Once again we have a scenario akin to the testing of the Cargo Cult Science speech rat maze. We begin with our test subject, a single target drug. We put it into our maze, the human body. We assign significance to certain outcomes such as the patient getting better, and we set a time limit for collecting data. The question remains, how much do we know about our maze?
Seattle Genetics had their first product approved by the FDA last year. ADCETRIS is indicated for the treatment of:
- Hodgkin lymphoma (HL) after failure of autologous stem cell transplant (ASCT)
- HL in patients who are not ASCT candidates after failure of at least 2 multi-agent chemotherapy regimens
- Systemic anaplastic large cell lymphoma (sALCL) after failure of at least 1 multiagent chemotherapy regimen
The indications for ADCETRIS are based on response rate. There are no data available demonstrating improvement in patient-reported outcomes or survival with ADCETRIS. There is certainly no data on the cells found throughout the tumors.
Seattle Genetics took advantage of a pattern. CD30 is expressed in both HL and sALCL but has limited expression in healthy tissue. Bio-technicians then made an antibody against CD30 - ADCETRIS (brentuximab vedotin). The antibody binds to CD30 on the cell surface which somehow initiates internalization of the ADC-CD30 complex. Inside the cell, MMAE is released via proteolytic cleavage. Binding of released MMAE to tubulin disrupts the microtubule network, inducing apoptotic cell death.
That is a highly detailed description of how the drug works.
"CD30 is expressed in both HL and sALCL but has limited expression in healthy tissue."Is this true? Tumor samples have been shown to have different cell populations across their diameter. In this study diploid cells were found throughout the tumor. However, some of the cells tested were not diploid. These were found at only one end of the sample, fading out gradually towards the middle. Two other varieties (near-tetraploid) were found at the other end. Almost all of the diploids were normal cells, and most of those were immunocytes that had infiltrated the tumor.

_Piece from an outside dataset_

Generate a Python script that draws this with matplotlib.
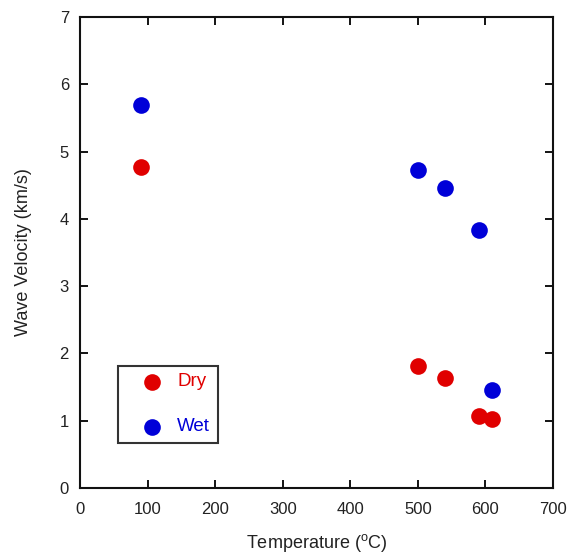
import matplotlib.pyplot as plt
from matplotlib.patches import Rectangle

plt.rcParams['font.family'] = ['Liberation Sans', 'DejaVu Sans']

# data
temp_dry = [90, 500, 540, 590, 610]
vel_dry = [4.77, 1.82, 1.63, 1.07, 1.02]
temp_wet = [90, 500, 540, 590, 610]
vel_wet = [5.69, 4.72, 4.46, 3.84, 1.45]

text_col = '#222222'
fig = plt.figure(figsize=(5.69, 5.56), dpi=100)
ax = fig.add_axes([0.1406, 0.1223, 0.8313, 0.8471])

ax.plot(temp_dry, vel_dry, 'o', color='#e00000', markersize=12, mec='none', zorder=3)
ax.plot(temp_wet, vel_wet, 'o', color='#0000d8', markersize=12, mec='none', zorder=3)

ax.set_xlim(0, 700)
ax.set_ylim(0, 7)
ax.set_xticks(range(0, 701, 100))
ax.set_yticks(range(0, 8))

for s in ax.spines.values():
    s.set_linewidth(1.5)
    s.set_color('#111111')

ax.tick_params(direction='in', length=6, width=1.3, top=True, right=True,
               labelsize=12, labelcolor=text_col)
ax.tick_params('x', pad=10)
ax.tick_params('y', pad=8)

ax.set_xlabel('Temperature ($^{\\mathregular{o}}$C)', size=13, labelpad=11,
              color=text_col)
ax.set_ylabel('Wave Velocity (km/s)', size=13, labelpad=20, color=text_col)

# legend box, drawn by hand as in the reference
ax.add_patch(Rectangle((56, 0.67), 148, 1.15, transform=ax.transData,
                       fill=False, lw=1.5, ec='#333333', zorder=2))
ax.plot([106], [1.58], 'o', color='#e00000', markersize=12, mec='none')
ax.plot([106], [0.91], 'o', color='#0000d8', markersize=12, mec='none')
ax.text(144, 1.58, 'Dry', color='#e00000', size=13.5, va='center')
ax.text(144, 0.91, 'Wet', color='#0000d8', size=13.5, va='center')

fig.savefig('out.png')
plt.close(fig)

What is the composition of the cancers being treated by ADCETRIS? In a 2010 clinical trial produced their official data set: 34% of patients with refractory Hodgkin Lymphoma achieved complete remission and another 40% had partial remission. Tumor reductions were achieved in 94% of patients. In ALCL, 87% of patients had tumors shrink at least 50% and 97% of patients had some tumors shrinkage. What exactly can we take away from such descriptions of cancer and how we treat it? What do we know about the Seattle Genetics mechanism of action proposal and the end results?
In the case of Seattle Genetics, we have seen cargo. A plane landed. We don't really know much about the plane or how it got here. Retraction Watch reported on such a case just this week. In this case, a method of measuring antibody-antigen binding led to faulty data which, not surprisingly, supported the outcome that was hoped for. There was a plane on our runway but upon closer inspection it was not real.
The information we now have on tumor cells and the widespread "mutations" makes us wonder about single target treatments for cancer. Our industry tells us they work, sometimes very well. We here at the CCS see that claim as a research project. Why do they work? The possible fact that they work, coupled with the possible fact that tumors are not a homogeneous group of cells, demands an explanation. All a leader has to do is set a group of scientists into the laboratory to try and reconcile this contradiction. Then set another group of people into the lab half way across the world to do the same thing. Then another group! It is an important question. Drug companies aren't simply making pills that make money. They impact our understanding of the human body and the diseases we get. They create knowledge. Is it true?